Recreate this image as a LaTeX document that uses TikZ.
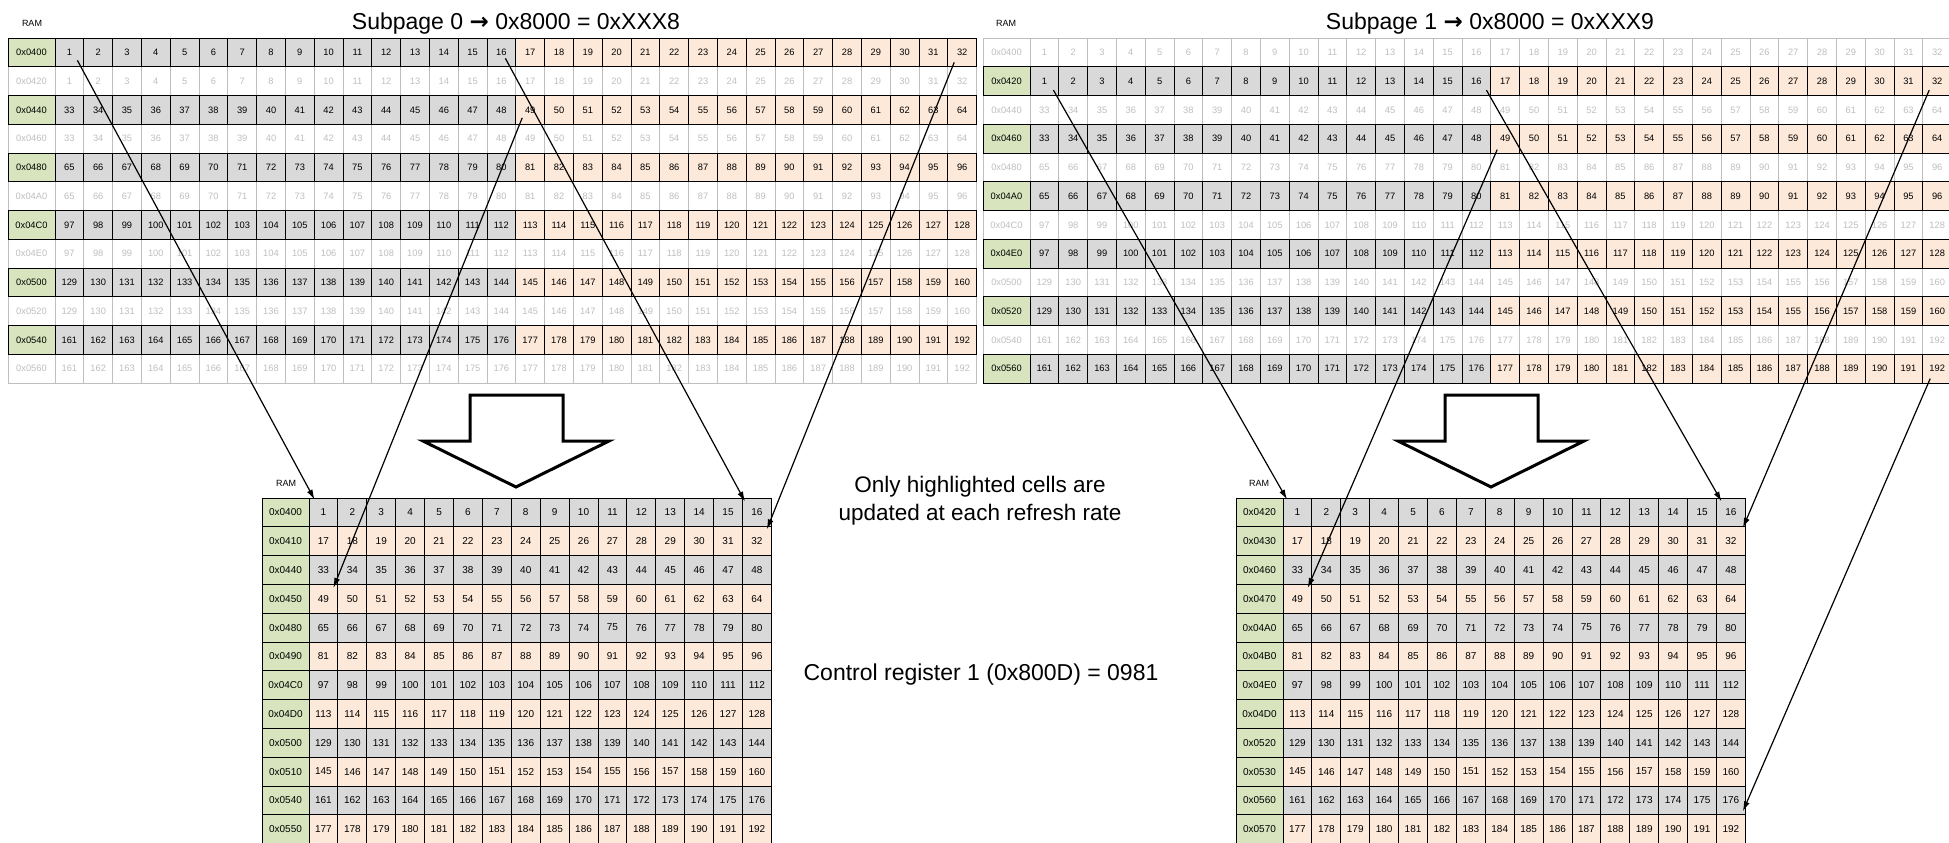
\documentclass[tikz,border=0pt]{standalone}
\usepackage[svgnames]{xcolor}
\usepackage{fontspec}
\setmainfont{Liberation Sans}
\newfontfamily\arrowfont{DejaVu Sans}
\usepackage{tikz}
\usetikzlibrary{arrows.meta}
\definecolor{addrgreen}{HTML}{D7E4BD}
\definecolor{cellgray}{HTML}{D9D9D9}
\definecolor{cellpeach}{HTML}{FDE9D9}
\definecolor{fadegray}{HTML}{BFBFBF}

\newcommand\ramrow[6]{%
  \pgfmathsetmacro\ramy{52.375+28.75*#3}%
  \node[fill=addrgreen, #6, minimum width=47pt] (#1-#3-0) at ({#2+23.5},\ramy) {0x#4};%
  \foreach \j in {1,...,32}{%
    \pgfmathtruncatemacro\ramn{#5+\j}%
    \pgfmathsetmacro\ramx{#2+47+(\j-0.5)*28.8}%
    \ifnum\j<17 \def\ramfill{cellgray}\else\def\ramfill{cellpeach}\fi
    \node[fill=\ramfill, #6] (#1-#3-\j) at (\ramx,\ramy) {\ramn};%
  }%
}
\newcommand\bufrow[5]{%
  \pgfmathsetmacro\ramy{498+28.8*(#3+0.5)}%
  \node[buf, fill=addrgreen, minimum width=47pt] (#1-#3-0) at ({#2+23.5},\ramy) {0x#4};%
  \foreach \j in {1,...,16}{%
    \pgfmathtruncatemacro\ramn{16*#3+\j}%
    \pgfmathsetmacro\ramx{#2+47+(\j-0.5)*28.9}%
    \node[buf, fill=#5] (#1-#3-\j) at (\ramx,\ramy) {\ramn};%
  }%
}

\begin{document}
\begin{tikzpicture}[x=1pt, y=-1pt,
  cell/.style={draw, inner sep=0pt, minimum width=28.8pt, minimum height=28.75pt, line width=0.9pt, font=\fontsize{9.3}{10}\selectfont},
  on/.style={cell, draw=black, text=black},
  off/.style={cell, draw=fadegray, fill=white, text=fadegray},
  buf/.style={draw=black, line width=0.9pt, inner sep=0pt, minimum width=28.9pt, minimum height=28.8pt, font=\fontsize{10}{11}\selectfont},
  ram/.style={font=\fontsize{9}{10}\selectfont},
  head/.style={font=\fontsize{23}{27}\selectfont, anchor=base},
  link/.style={line width=1.2pt, -{Latex[length=10pt,width=6pt]}},
  bigarrow/.style={line width=3pt}]
	\useasboundingbox (0,0) rectangle (1949,843);
	\clip (0,0) rectangle (1949,843);
	\foreach \ha/\hb [count=\k from 0] in {0400/0420,0440/0460,0480/04A0,04C0/04E0,0500/0520,0540/0560}{
	  \pgfmathtruncatemacro\kb{32*\k}
	  \pgfmathtruncatemacro\ka{2*\k}
	  \pgfmathtruncatemacro\kc{2*\k+1}
	  \ramrow{p0}{8}{\kc}{\hb}{\kb}{off}
	  \ramrow{p1}{983}{\ka}{\ha}{\kb}{off}
	}
	\foreach \ha/\hb [count=\k from 0] in {0400/0420,0440/0460,0480/04A0,04C0/04E0,0500/0520,0540/0560}{
	  \pgfmathtruncatemacro\kb{32*\k}
	  \pgfmathtruncatemacro\ka{2*\k}
	  \pgfmathtruncatemacro\kc{2*\k+1}
	  \ramrow{p0}{8}{\ka}{\ha}{\kb}{on}
	  \ramrow{p1}{983}{\kc}{\hb}{\kb}{on}
	}
	\foreach \ad [count=\r from 0] in {0400,0410,0440,0450,0480,0490,04C0,04D0,0500,0510,0540,0550}{
	  \pgfmathtruncatemacro\rr{mod(\r,2)}
	  \ifnum\rr=0 \def\rowfill{cellgray}\else\def\rowfill{cellpeach}\fi
	  \bufrow{q0}{262}{\r}{\ad}{\rowfill}
	}
	\foreach \ad [count=\r from 0] in {0420,0430,0460,0470,04A0,04B0,04E0,04D0,0520,0530,0560,0570}{
	  \pgfmathtruncatemacro\rr{mod(\r,2)}
	  \ifnum\rr=0 \def\rowfill{cellgray}\else\def\rowfill{cellpeach}\fi
	  \bufrow{q1}{1236}{\r}{\ad}{\rowfill}
	}
	\node[ram] (ram0) at (32,23) {RAM};
	\node[ram] (ram1) at (1006,23) {RAM};
	\node[ram] (ram2) at (286,483) {RAM};
	\node[ram] (ram3) at (1259,483) {RAM};
	\node[head] (title0) at (516,30) {Subpage 0 {\arrowfont\bfseries →} 0x8000 = 0xXXX8};
	\node[head] (title1) at (1490,30) {Subpage 1 {\arrowfont\bfseries →} 0x8000 = 0xXXX9};
	\node[font=\fontsize{22.5}{28}\selectfont, align=center] (note) at (980,501) {Only highlighted cells are\\updated at each refresh rate};
	\node[head] (ctrl) at (981,680) {Control register 1 (0x800D) = 0981};
	\draw[bigarrow] (470,395) -- (563,395) -- (563,441) -- (609,441) -- (516,487) -- (423,441) -- (470,441) -- cycle;
	\draw[bigarrow] (1445,395) -- (1538,395) -- (1538,441) -- (1584,441) -- (1491,487) -- (1398,441) -- (1445,441) -- cycle;
	\draw[link] ([shift={(8,8)}]p0-0-1.center) -- ([shift={(6,2)}]q0-0-1.north west);
	\draw[link] ([shift={(4,6)}]p0-0-16.center) -- ([shift={(3,4)}]q0-0-16.north west);
	\draw[link] ([shift={(-8,8)}]p0-2-17.center) -- ([shift={(-5,4)}]q0-3-1.north east);
	\draw[link] ([shift={(-8,10)}]p0-0-32.center) -- ([shift={(-5,3)}]q0-1-16.north east);
	\draw[link] ([shift={(9,9)}]p1-1-1.center) -- ([shift={(4.5,2)}]q1-0-1.north west);
	\draw[link] ([shift={(10,9)}]p1-1-16.center) -- ([shift={(5.5,4)}]q1-0-16.north west);
	\draw[link] ([shift={(-8,11)}]p1-3-17.center) -- ([shift={(-4.7,4)}]q1-3-1.north east);
	\draw[link] ([shift={(-8,9)}]p1-1-32.center) -- ([shift={(-3,1.5)}]q1-1-16.north east);
	\draw[link] ([shift={(-7,10)}]p1-11-32.center) -- ([shift={(-3,-3)}]q1-11-16.north east);
\end{tikzpicture}
\end{document}
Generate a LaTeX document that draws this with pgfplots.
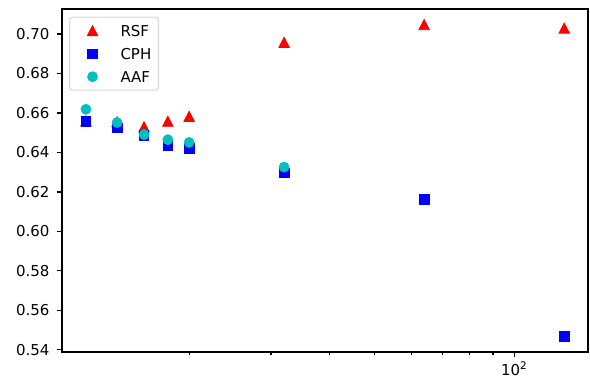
\documentclass[border=0pt]{standalone}
\usepackage{fontspec}
\setmainfont{DejaVu Sans}
\usepackage{pgfplots}
\pgfplotsset{compat=1.18}
\definecolor{mcyan}{rgb}{0,0.75,0.75}
\definecolor{legedge}{rgb}{0.84,0.84,0.84}
\begin{document}
\begin{tikzpicture}
\begin{axis}[
  at={(0,0)}, anchor=south west,
  scale only axis,
  width=378.72pt, height=246.96pt,
  xmode=log, log basis x=10,
  xmin=10.66, xmax=144,
  ymin=0.5389, ymax=0.7127,
  axis line style={line width=0.86pt, black},
  tick align=outside,
  tick style={line width=0.86pt, black},
  major tick length=3.8pt,
  minor tick length=2.2pt,
  xtick={100},
  xticklabels={10\textsuperscript{2}},
  minor xtick={20,30,40,50,60,70,80,90},
  ytick={0.54,0.56,0.58,0.60,0.62,0.64,0.66,0.68,0.70},
  yticklabel style={/pgf/number format/fixed, /pgf/number format/fixed zerofill, /pgf/number format/precision=2, /pgf/number format/assume math mode=true},
  yticklabel style={font=\fontsize{10.8}{13}\selectfont, anchor=east, inner sep=0pt, xshift=-5pt},
  xticklabel style={font=\fontsize{10.8}{13}\selectfont, anchor=north, inner sep=0pt, yshift=-3pt},
  xtick pos=bottom, ytick pos=left,
  legend style={
    at={(0,1)}, anchor=north west, xshift=5.04pt, yshift=-5.54pt,
    draw=legedge, fill=white, line width=0.75pt, rounded corners=2pt,
    inner xsep=5.04pt, inner ysep=1.44pt,
    row sep=0pt, column sep=0pt,
    font=\fontsize{10.8}{13}\selectfont,
    nodes={inner sep=0pt, text depth=0pt},
    cells={anchor=west},
  },
  legend image code/.code={%
    \path[draw=none, fill=none] (-11.52pt,-8.28pt) rectangle (20.16pt,8.28pt);
    \draw[#1] plot coordinates {(0pt,0pt)};
  },
]
\addplot[only marks, mark=triangle*, mark size=4.4pt,
  mark options={draw=red, fill=red, line width=0.5pt, yshift=-1.2pt, yscale=1.12}]
  coordinates {(12,0.6560) (14,0.6556) (16,0.6530) (18,0.6558) (20,0.6583) (32,0.6958) (64,0.7048) (128,0.7030)};
\addlegendentry{RSF}
\addplot[only marks, mark=square*, mark size=3.45pt,
  mark options={draw=blue, fill=blue, line width=0.5pt}]
  coordinates {(12,0.6559) (14,0.6525) (16,0.6486) (18,0.6435) (20,0.6421) (32,0.6296) (64,0.6164) (128,0.5468)};
\addlegendentry{CPH}
\addplot[only marks, mark=*, mark size=3.6pt,
  mark options={draw=mcyan, fill=mcyan, line width=0.5pt}]
  coordinates {(12,0.6619) (14,0.6552) (16,0.6491) (18,0.6465) (20,0.6451) (32,0.6326)};
\addlegendentry{AAF}
\end{axis}
\pgfresetboundingbox
\path[use as bounding box] (-44.64pt,-20.88pt) rectangle (380.16pt,253.44pt);
\end{tikzpicture}
\end{document}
■ ■ ■
EXERCISE GOAL –
Extract all lines from the material above that include the word "image".

RESULT OF THE TASK –
Recreate this image as a LaTeX document that uses TikZ.
  legend image code/.code={%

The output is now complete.